While the future of unborn children is looking brighter under the new presidential administration, California’s new two-year legislative session got a jump start on bad bills.
In November, after President Trump’s reelection, Governor Newsom called a special session of the legislature to allocate funds for legal battles with the federal government. Newsom claimed the session was necessary to defend “our State’s values and our people’s constitutional rights.”
During the special session on December 2, the legislature introduced four new abortion bills:
Assembly Bill 40 would redefine “emergency services and care,” in a section of the Health and Safety code, to include abortions.
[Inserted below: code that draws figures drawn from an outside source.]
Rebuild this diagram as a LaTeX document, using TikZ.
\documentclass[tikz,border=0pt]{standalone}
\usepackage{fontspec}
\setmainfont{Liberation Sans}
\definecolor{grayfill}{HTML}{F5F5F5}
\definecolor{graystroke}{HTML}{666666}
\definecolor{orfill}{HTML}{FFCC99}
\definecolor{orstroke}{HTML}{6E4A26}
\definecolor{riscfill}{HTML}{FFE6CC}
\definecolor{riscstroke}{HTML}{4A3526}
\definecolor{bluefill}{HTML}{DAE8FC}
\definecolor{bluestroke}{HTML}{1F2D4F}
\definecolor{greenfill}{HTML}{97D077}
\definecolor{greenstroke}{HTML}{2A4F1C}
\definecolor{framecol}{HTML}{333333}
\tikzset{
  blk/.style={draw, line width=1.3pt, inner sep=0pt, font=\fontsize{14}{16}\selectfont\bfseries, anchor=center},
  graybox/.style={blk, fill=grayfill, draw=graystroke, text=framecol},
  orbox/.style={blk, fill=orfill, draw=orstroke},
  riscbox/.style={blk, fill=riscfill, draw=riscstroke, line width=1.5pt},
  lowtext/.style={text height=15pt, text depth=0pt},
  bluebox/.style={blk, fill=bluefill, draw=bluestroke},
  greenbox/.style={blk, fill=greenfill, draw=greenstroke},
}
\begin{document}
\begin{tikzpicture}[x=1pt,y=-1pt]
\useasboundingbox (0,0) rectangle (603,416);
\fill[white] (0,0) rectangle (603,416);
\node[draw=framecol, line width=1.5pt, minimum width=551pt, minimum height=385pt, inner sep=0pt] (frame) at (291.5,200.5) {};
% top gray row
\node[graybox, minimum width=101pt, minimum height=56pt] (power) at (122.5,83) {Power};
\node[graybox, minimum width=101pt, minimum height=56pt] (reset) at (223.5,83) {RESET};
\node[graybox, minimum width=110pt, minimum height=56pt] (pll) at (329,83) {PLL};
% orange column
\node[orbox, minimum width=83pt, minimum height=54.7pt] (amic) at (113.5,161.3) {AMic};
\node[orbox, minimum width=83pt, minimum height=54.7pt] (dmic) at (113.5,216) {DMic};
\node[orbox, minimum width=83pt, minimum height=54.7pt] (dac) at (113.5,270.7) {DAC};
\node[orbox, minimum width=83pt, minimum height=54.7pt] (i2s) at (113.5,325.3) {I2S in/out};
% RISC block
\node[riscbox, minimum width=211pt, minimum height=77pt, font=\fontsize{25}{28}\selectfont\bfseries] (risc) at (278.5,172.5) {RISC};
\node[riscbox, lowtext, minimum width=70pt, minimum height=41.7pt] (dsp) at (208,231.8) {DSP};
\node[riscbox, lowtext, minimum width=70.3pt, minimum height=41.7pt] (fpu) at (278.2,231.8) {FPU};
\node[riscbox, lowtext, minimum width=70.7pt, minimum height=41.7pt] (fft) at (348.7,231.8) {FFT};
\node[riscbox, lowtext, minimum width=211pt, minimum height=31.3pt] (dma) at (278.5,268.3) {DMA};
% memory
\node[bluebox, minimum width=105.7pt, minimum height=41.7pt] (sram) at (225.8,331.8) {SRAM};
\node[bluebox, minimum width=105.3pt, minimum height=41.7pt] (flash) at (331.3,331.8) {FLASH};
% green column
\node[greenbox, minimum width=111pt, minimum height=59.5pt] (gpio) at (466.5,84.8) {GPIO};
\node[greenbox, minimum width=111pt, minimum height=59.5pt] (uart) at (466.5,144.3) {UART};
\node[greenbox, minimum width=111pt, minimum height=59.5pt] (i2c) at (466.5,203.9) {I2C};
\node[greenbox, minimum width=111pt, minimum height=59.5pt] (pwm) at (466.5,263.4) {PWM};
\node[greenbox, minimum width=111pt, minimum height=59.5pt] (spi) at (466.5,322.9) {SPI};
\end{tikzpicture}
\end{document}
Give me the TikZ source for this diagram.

This would force hospitals, which are required to provide emergency treatment as needed, to provide abortions on demand.
Assembly Bill 45 would prohibit abortion businesses from releasing medical research information in response to subpoenas from pro-life states. (This bill isn’t well fleshed out yet and states that it is the “intent” of the legislature to write a bill concerning this.)
Assembly Bill 54 would affirm what the legislature believes about chemical abortion and “ensure access” to it. (This bill is also in early draft form and not detailed about how its intent will be carried out.)
Assembly Bill 67 would authorize the California Attorney General to conduct investigations and sue for $25,000 if it “appears to the Attorney General that a person has engaged, or is about to engage, in any act or practice constituting a violation of the Reproductive Privacy Act.” The Reproductive Privacy Act is a current California law that states that every person who may become pregnant has a right to have an abortion.
At the end of the last legislative session, in September, Governor Newsom signed three other bills into law:
Assembly Bill 2085 expedites the permit process for building new Planned Parenthoods and prevents municipal authorities from regulating or restricting the new clinics.
Assembly Bill 2099 turns certain misdemeanor crimes against abortion workers into felonies.
Senate Bill 729 requires insurers to cover in vitro fertilization for same sex couples and single people.
It’s not all bad news, however. Several of last year’s abortion bills either failed to pass out of committee or, if they would have to be directly funded by the state, were vetoed by Governor Newsom:
Assembly Bill 602, which would have encouraged lawsuits against pregnancy care centers and clinics for supposedly “false or misleading” statements, failed in committee.
Assembly Bill 793, which would have hindered law enforcement attempting to collect digital evidence of illegal abortions, failed in committee.
Assembly Bill 2490, which would have established a grant program to fund abortion training for hospital staff, was vetoed by Governor Newsom.
Assembly Bill 2670, which would have required the department of health to run a public awareness campaign to direct women to the California government’s abortion website, was vetoed by Governor Newsom.
Assembly Bill 3022, which would have amended the murder statute to create exceptions for doctors, mothers, and those assisting mothers in killing their unborn children, never got as far as a committee.